• _AIM OF THE TASK_
Without the pictures, extract every line from the start of the material to the line containing "(client) at (0,0)", both ends included.

▼

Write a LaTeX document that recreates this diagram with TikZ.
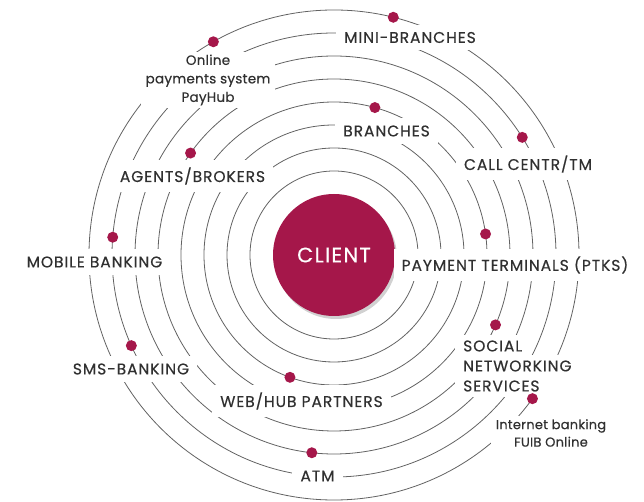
\documentclass[tikz,border=0pt]{standalone}
\usepackage{fontspec}
\setmainfont{Poppins}[LetterSpace=6, FakeBold=0.4]
\newfontfamily\notefont{Poppins}[LetterSpace=2, FakeBold=0.4]
\usetikzlibrary{shadows}
\definecolor{clientred}{HTML}{A5174A}
\definecolor{ringgray}{HTML}{626262}
\definecolor{textgray}{HTML}{303030}

\begin{document}
\begin{tikzpicture}[x=1pt, y=1pt,
  ring/.style={draw=ringgray, line width=0.8pt},
  chan/.style={fill=white, text=textgray, inner xsep=8pt, inner ysep=7pt, font=\fontsize{15.5}{20}\selectfont},
  note/.style={chan, align=center, inner xsep=5pt, inner ysep=3pt, font=\notefont\fontsize{13.5}{18.5}\selectfont},
  line/.style={chan, anchor=west, inner ysep=5pt},
  dot/.style={circle, fill=clientred, minimum size=11pt, inner sep=0pt},
  client/.style={circle, fill=clientred, minimum size=122pt, text=white, font=\fontsize{21}{24}\selectfont,
    drop shadow={shadow xshift=2pt, shadow yshift=-3pt, opacity=0.3, fill=black!60}}
]
  \useasboundingbox (-334,-247) rectangle (310,255);

  % Rings
  \foreach \r in {84,107,...,245}
    \draw[ring] (0,0) circle [radius=\r pt];

  % Centre
  \node[client] (client) at (0,0) {CLIENT};

  % Channels
  \node[chan] (mini)     at (76, 217.5)  {MINI-BRANCHES};
  \node[note] (payhub)   at (-126, 175)  {Online\\payments system\\PayHub};
  \node[chan] (branches) at (52.5, 124)  {BRANCHES};
  \node[chan] (callc)    at (194, 91)    {CALL CENTR/TM};
  \node[chan] (agents)   at (-141.5, 79) {AGENTS/BROKERS};
  \node[chan] (mobile)   at (-239.5, -7) {MOBILE BANKING};
  \node[chan] (ptks)     at (181, -10)   {PAYMENT TERMINALS (PTKS)};
  \node[chan] (sms)      at (-203, -114) {SMS-BANKING};
  \node[line] (social)   at (121, -91)   {SOCIAL};
  \node[line] (socialb)  at (121, -111)  {NETWORKING};
  \node[line] (socialc)  at (121, -131)  {SERVICES};
  \node[chan] (webhub)   at (-32.5, -146) {WEB/HUB PARTNERS};
  \node[note, font=\notefont\fontsize{13}{17.5}\selectfont] (inet) at (217, -178) {Internet banking\\FUIB Online};
  \node[chan] (atm)      at (-16.5, -221) {ATM};

  % Dots
  \node[dot] (dmini)     at (76:245pt) {};
  \node[dot] (dpayhub)   at (119.5:245pt) {};
  \node[dot] (dbranches) at (74.5:153pt) {};
  \node[dot] (dcallc)    at (32:222pt) {};
  \node[dot] (dagents)   at (144.6:176pt) {};
  \node[dot] (dmobile)   at (175.4:222pt) {};
  \node[dot] (dptks)     at (7.9:153pt) {};
  \node[dot] (dsms)      at (204.1:222pt) {};
  \node[dot] (dsocial)   at (-23.4:176pt) {};
  \node[dot] (dwebhub)   at (250.2:130pt) {};
  \node[dot] (dinet)     at (-35.9:245pt) {};
  \node[dot] (datm)      at (263.6:199pt) {};
\end{tikzpicture}
\end{document}
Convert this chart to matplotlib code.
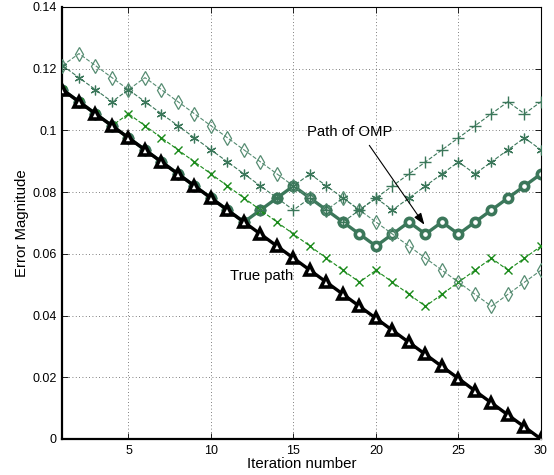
import matplotlib
matplotlib.use("Agg")
import matplotlib.pyplot as plt

plt.rcParams["font.family"] = ["Liberation Sans", "DejaVu Sans"]

iterations = list(range(1, 31))

true_path = [0.1132, 0.1093, 0.1054, 0.1015, 0.0976, 0.0937, 0.0898, 0.0859, 0.0820, 0.0781,
             0.0742, 0.0703, 0.0664, 0.0625, 0.0586, 0.0547, 0.0508, 0.0469, 0.0430, 0.0391,
             0.0352, 0.0313, 0.0274, 0.0235, 0.0196, 0.0156, 0.0117, 0.0078, 0.0039, 0.0]

omp_path = [0.1132, 0.1093, 0.1054, 0.1015, 0.0976, 0.0937, 0.0898, 0.0859, 0.0820, 0.0781,
            0.0742, 0.0703, 0.0742, 0.0781, 0.0820, 0.0781, 0.0742, 0.0703, 0.0664, 0.0625,
            0.0664, 0.0703, 0.0664, 0.0703, 0.0664, 0.0703, 0.0742, 0.0781, 0.0820, 0.0859]

plus_path = [0.1132, 0.1093, 0.1054, 0.1015, 0.0976, 0.0937, 0.0898, 0.0859, 0.0820, 0.0781,
             0.0742, 0.0703, 0.0742, 0.0781, 0.0742, 0.0781, 0.0742, 0.0703, 0.0742, 0.0781,
             0.0820, 0.0859, 0.0898, 0.0937, 0.0976, 0.1015, 0.1054, 0.1093, 0.1054, 0.1093]

star_path = [0.1210, 0.1171, 0.1132, 0.1093, 0.1132, 0.1093, 0.1054, 0.1015, 0.0976, 0.0937,
             0.0898, 0.0859, 0.0820, 0.0781, 0.0820, 0.0859, 0.0820, 0.0781, 0.0742, 0.0781,
             0.0742, 0.0781, 0.0820, 0.0859, 0.0898, 0.0859, 0.0898, 0.0937, 0.0976, 0.0937]

diamond_path = [0.1210, 0.1249, 0.1210, 0.1171, 0.1132, 0.1171, 0.1132, 0.1093, 0.1054, 0.1015,
                0.0976, 0.0937, 0.0898, 0.0859, 0.0820, 0.0781, 0.0742, 0.0781, 0.0742, 0.0703,
                0.0664, 0.0625, 0.0586, 0.0547, 0.0508, 0.0469, 0.0430, 0.0469, 0.0508, 0.0547]

cross_path = [0.1132, 0.1093, 0.1054, 0.1015, 0.1054, 0.1015, 0.0976, 0.0937, 0.0898, 0.0859,
              0.0820, 0.0781, 0.0742, 0.0703, 0.0664, 0.0625, 0.0586, 0.0547, 0.0508, 0.0547,
              0.0508, 0.0469, 0.0430, 0.0469, 0.0508, 0.0547, 0.0586, 0.0547, 0.0586, 0.0625]

dark_green = "#3b775a"
light_green = "#568c72"
bright_green = "#1a8a1a"


def main():
    fig = plt.figure(figsize=(5.54, 4.75), dpi=100)
    ax = fig.add_axes([0.1128, 0.0758, 0.8637, 0.9095])

    # OMP path sits underneath the other greedy paths
    ax.plot(iterations, omp_path, "-", color=dark_green, lw=2.4, marker="o", ms=6,
            mfc="white", mec=dark_green, mew=2.6, zorder=2)
    ax.plot(iterations, cross_path, "--", color=bright_green, lw=0.8, marker="x", ms=6,
            mew=1.0, zorder=3)
    ax.plot(iterations, diamond_path, "--", color=light_green, lw=0.8, marker="d", ms=7.5,
            mfc="none", mec=light_green, mew=0.9, zorder=3)
    ax.plot(iterations, star_path, "--", color=dark_green, lw=0.8, marker=(6, 2, 0), ms=7,
            mec=dark_green, mew=0.9, zorder=3)
    ax.plot(iterations, plus_path, "--", color=dark_green, lw=0.8, marker="+", ms=8,
            mew=1.0, zorder=3)
    ax.plot(iterations, true_path, "-", color="black", lw=2.4, marker="^", ms=7,
            mfc="white", mec="black", mew=2.6, zorder=4)

    ax.text(15.82, 0.0995, "Path of OMP", fontsize=10.7, va="center", ha="left")
    ax.annotate("", xy=(23.03, 0.0687), xytext=(19.5, 0.0959),
                arrowprops=dict(arrowstyle="-|>,head_length=0.7,head_width=0.25",
                                color="black", lw=0.8))
    ax.text(11.15, 0.0529, "True path", fontsize=10.7, va="center", ha="left")

    ax.set_xlim(1, 30)
    ax.set_ylim(0, 0.14)
    ax.set_xticks([5, 10, 15, 20, 25, 30])
    ax.set_yticks([0, 0.02, 0.04, 0.06, 0.08, 0.1, 0.12, 0.14])
    ax.set_yticklabels(["0", "0.02", "0.04", "0.06", "0.08", "0.1", "0.12", "0.14"])
    ax.tick_params(direction="in", length=4, width=0.6, labelsize=9,
                   top=True, right=True, pad=4)
    ax.grid(True, linestyle=(0, (1, 3)), color="#555555", lw=0.6)

    for side in ("left", "bottom"):
        ax.spines[side].set_linewidth(1.6)
    for side in ("top", "right"):
        ax.spines[side].set_linewidth(0.8)

    ax.set_xlabel("Iteration number", fontsize=10.8, labelpad=0)
    ax.set_ylabel("Error Magnitude", fontsize=10.8, labelpad=2.5)

    fig.savefig("out.png", dpi=100)


if __name__ == "__main__":
    main()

▲

• _EXERCISE ANSWER_
Write a LaTeX document that recreates this diagram with TikZ.
\documentclass[tikz,border=0pt]{standalone}
\usepackage{fontspec}
\setmainfont{Poppins}[LetterSpace=6, FakeBold=0.4]
\newfontfamily\notefont{Poppins}[LetterSpace=2, FakeBold=0.4]
\usetikzlibrary{shadows}
\definecolor{clientred}{HTML}{A5174A}
\definecolor{ringgray}{HTML}{626262}
\definecolor{textgray}{HTML}{303030}

\begin{document}
\begin{tikzpicture}[x=1pt, y=1pt,
  ring/.style={draw=ringgray, line width=0.8pt},
  chan/.style={fill=white, text=textgray, inner xsep=8pt, inner ysep=7pt, font=\fontsize{15.5}{20}\selectfont},
  note/.style={chan, align=center, inner xsep=5pt, inner ysep=3pt, font=\notefont\fontsize{13.5}{18.5}\selectfont},
  line/.style={chan, anchor=west, inner ysep=5pt},
  dot/.style={circle, fill=clientred, minimum size=11pt, inner sep=0pt},
  client/.style={circle, fill=clientred, minimum size=122pt, text=white, font=\fontsize{21}{24}\selectfont,
    drop shadow={shadow xshift=2pt, shadow yshift=-3pt, opacity=0.3, fill=black!60}}
]
  \useasboundingbox (-334,-247) rectangle (310,255);

  % Rings
  \foreach \r in {84,107,...,245}
    \draw[ring] (0,0) circle [radius=\r pt];

  % Centre
  \node[client] (client) at (0,0) {CLIENT};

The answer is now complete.